# start of PROVIDED MATERIAL
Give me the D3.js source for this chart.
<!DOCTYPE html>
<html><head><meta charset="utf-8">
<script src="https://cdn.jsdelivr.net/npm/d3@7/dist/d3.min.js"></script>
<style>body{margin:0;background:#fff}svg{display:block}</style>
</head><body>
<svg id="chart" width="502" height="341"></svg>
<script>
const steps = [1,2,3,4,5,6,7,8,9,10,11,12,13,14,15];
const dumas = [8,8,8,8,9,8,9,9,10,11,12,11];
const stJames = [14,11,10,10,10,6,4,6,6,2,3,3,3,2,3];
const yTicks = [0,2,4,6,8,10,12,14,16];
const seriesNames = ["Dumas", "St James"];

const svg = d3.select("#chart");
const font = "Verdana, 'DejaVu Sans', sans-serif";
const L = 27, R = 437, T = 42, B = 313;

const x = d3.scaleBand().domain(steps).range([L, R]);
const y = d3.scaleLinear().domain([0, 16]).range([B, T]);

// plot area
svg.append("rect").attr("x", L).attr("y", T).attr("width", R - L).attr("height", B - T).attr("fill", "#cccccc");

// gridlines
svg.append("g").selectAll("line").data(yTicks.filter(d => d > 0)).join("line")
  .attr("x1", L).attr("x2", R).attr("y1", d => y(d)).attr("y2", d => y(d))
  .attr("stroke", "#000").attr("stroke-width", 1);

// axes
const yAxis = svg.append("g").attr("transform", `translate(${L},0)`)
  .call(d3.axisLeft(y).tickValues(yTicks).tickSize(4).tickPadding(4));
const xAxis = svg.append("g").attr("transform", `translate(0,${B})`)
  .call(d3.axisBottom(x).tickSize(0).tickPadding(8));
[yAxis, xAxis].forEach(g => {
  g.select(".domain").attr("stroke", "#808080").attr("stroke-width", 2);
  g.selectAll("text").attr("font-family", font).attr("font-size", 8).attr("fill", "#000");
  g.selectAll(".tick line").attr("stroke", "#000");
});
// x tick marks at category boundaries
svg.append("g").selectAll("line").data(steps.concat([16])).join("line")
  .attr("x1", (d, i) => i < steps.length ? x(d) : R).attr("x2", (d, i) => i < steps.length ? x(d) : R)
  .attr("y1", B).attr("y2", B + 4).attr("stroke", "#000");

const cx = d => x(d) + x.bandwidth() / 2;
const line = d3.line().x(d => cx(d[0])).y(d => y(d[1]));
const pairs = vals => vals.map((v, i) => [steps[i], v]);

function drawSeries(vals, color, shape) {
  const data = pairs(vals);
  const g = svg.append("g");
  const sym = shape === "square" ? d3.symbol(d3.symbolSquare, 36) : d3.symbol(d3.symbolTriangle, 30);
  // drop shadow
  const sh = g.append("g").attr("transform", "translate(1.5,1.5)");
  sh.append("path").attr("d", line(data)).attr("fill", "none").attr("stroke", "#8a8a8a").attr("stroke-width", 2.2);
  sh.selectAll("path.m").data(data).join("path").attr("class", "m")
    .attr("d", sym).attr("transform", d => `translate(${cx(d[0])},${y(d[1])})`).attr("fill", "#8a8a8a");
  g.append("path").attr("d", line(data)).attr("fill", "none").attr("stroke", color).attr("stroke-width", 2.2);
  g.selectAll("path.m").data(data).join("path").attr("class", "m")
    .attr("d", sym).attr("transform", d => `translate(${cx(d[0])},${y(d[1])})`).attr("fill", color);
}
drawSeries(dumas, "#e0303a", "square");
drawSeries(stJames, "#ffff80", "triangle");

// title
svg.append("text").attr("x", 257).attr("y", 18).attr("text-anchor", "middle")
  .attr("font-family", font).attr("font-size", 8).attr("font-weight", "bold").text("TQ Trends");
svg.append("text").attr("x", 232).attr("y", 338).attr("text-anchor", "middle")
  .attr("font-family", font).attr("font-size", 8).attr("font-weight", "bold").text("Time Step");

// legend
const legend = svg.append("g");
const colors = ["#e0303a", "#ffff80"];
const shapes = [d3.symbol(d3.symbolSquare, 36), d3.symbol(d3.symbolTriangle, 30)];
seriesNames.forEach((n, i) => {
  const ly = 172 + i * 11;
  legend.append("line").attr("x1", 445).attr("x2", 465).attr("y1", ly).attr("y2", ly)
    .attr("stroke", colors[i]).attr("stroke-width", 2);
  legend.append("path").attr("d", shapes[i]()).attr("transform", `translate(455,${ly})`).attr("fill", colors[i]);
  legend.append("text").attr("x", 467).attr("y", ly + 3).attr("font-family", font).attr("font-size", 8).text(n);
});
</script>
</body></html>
# end of PROVIDED MATERIAL
» **TASK PROMPT**
Repeat every line of the material exactly as given.

» **OUTPUT**
Give me the D3.js source for this chart.
<!DOCTYPE html>
<html><head><meta charset="utf-8">
<script src="https://cdn.jsdelivr.net/npm/d3@7/dist/d3.min.js"></script>
<style>body{margin:0;background:#fff}svg{display:block}</style>
</head><body>
<svg id="chart" width="502" height="341"></svg>
<script>
const steps = [1,2,3,4,5,6,7,8,9,10,11,12,13,14,15];
const dumas = [8,8,8,8,9,8,9,9,10,11,12,11];
const stJames = [14,11,10,10,10,6,4,6,6,2,3,3,3,2,3];
const yTicks = [0,2,4,6,8,10,12,14,16];
const seriesNames = ["Dumas", "St James"];

const svg = d3.select("#chart");
const font = "Verdana, 'DejaVu Sans', sans-serif";
const L = 27, R = 437, T = 42, B = 313;

const x = d3.scaleBand().domain(steps).range([L, R]);
const y = d3.scaleLinear().domain([0, 16]).range([B, T]);

// plot area
svg.append("rect").attr("x", L).attr("y", T).attr("width", R - L).attr("height", B - T).attr("fill", "#cccccc");

// gridlines
svg.append("g").selectAll("line").data(yTicks.filter(d => d > 0)).join("line")
  .attr("x1", L).attr("x2", R).attr("y1", d => y(d)).attr("y2", d => y(d))
  .attr("stroke", "#000").attr("stroke-width", 1);

// axes
const yAxis = svg.append("g").attr("transform", `translate(${L},0)`)
  .call(d3.axisLeft(y).tickValues(yTicks).tickSize(4).tickPadding(4));
const xAxis = svg.append("g").attr("transform", `translate(0,${B})`)
  .call(d3.axisBottom(x).tickSize(0).tickPadding(8));
[yAxis, xAxis].forEach(g => {
  g.select(".domain").attr("stroke", "#808080").attr("stroke-width", 2);
  g.selectAll("text").attr("font-family", font).attr("font-size", 8).attr("fill", "#000");
  g.selectAll(".tick line").attr("stroke", "#000");
});
// x tick marks at category boundaries
svg.append("g").selectAll("line").data(steps.concat([16])).join("line")
  .attr("x1", (d, i) => i < steps.length ? x(d) : R).attr("x2", (d, i) => i < steps.length ? x(d) : R)
  .attr("y1", B).attr("y2", B + 4).attr("stroke", "#000");

const cx = d => x(d) + x.bandwidth() / 2;
const line = d3.line().x(d => cx(d[0])).y(d => y(d[1]));
const pairs = vals => vals.map((v, i) => [steps[i], v]);

function drawSeries(vals, color, shape) {
  const data = pairs(vals);
  const g = svg.append("g");
  const sym = shape === "square" ? d3.symbol(d3.symbolSquare, 36) : d3.symbol(d3.symbolTriangle, 30);
  // drop shadow
  const sh = g.append("g").attr("transform", "translate(1.5,1.5)");
  sh.append("path").attr("d", line(data)).attr("fill", "none").attr("stroke", "#8a8a8a").attr("stroke-width", 2.2);
  sh.selectAll("path.m").data(data).join("path").attr("class", "m")
    .attr("d", sym).attr("transform", d => `translate(${cx(d[0])},${y(d[1])})`).attr("fill", "#8a8a8a");
  g.append("path").attr("d", line(data)).attr("fill", "none").attr("stroke", color).attr("stroke-width", 2.2);
  g.selectAll("path.m").data(data).join("path").attr("class", "m")
    .attr("d", sym).attr("transform", d => `translate(${cx(d[0])},${y(d[1])})`).attr("fill", color);
}
drawSeries(dumas, "#e0303a", "square");
drawSeries(stJames, "#ffff80", "triangle");

// title
svg.append("text").attr("x", 257).attr("y", 18).attr("text-anchor", "middle")
  .attr("font-family", font).attr("font-size", 8).attr("font-weight", "bold").text("TQ Trends");
svg.append("text").attr("x", 232).attr("y", 338).attr("text-anchor", "middle")
  .attr("font-family", font).attr("font-size", 8).attr("font-weight", "bold").text("Time Step");

// legend
const legend = svg.append("g");
const colors = ["#e0303a", "#ffff80"];
const shapes = [d3.symbol(d3.symbolSquare, 36), d3.symbol(d3.symbolTriangle, 30)];
seriesNames.forEach((n, i) => {
  const ly = 172 + i * 11;
  legend.append("line").attr("x1", 445).attr("x2", 465).attr("y1", ly).attr("y2", ly)
    .attr("stroke", colors[i]).attr("stroke-width", 2);
  legend.append("path").attr("d", shapes[i]()).attr("transform", `translate(455,${ly})`).attr("fill", colors[i]);
  legend.append("text").attr("x", 467).attr("y", ly + 3).attr("font-family", font).attr("font-size", 8).text(n);
});
</script>
</body></html>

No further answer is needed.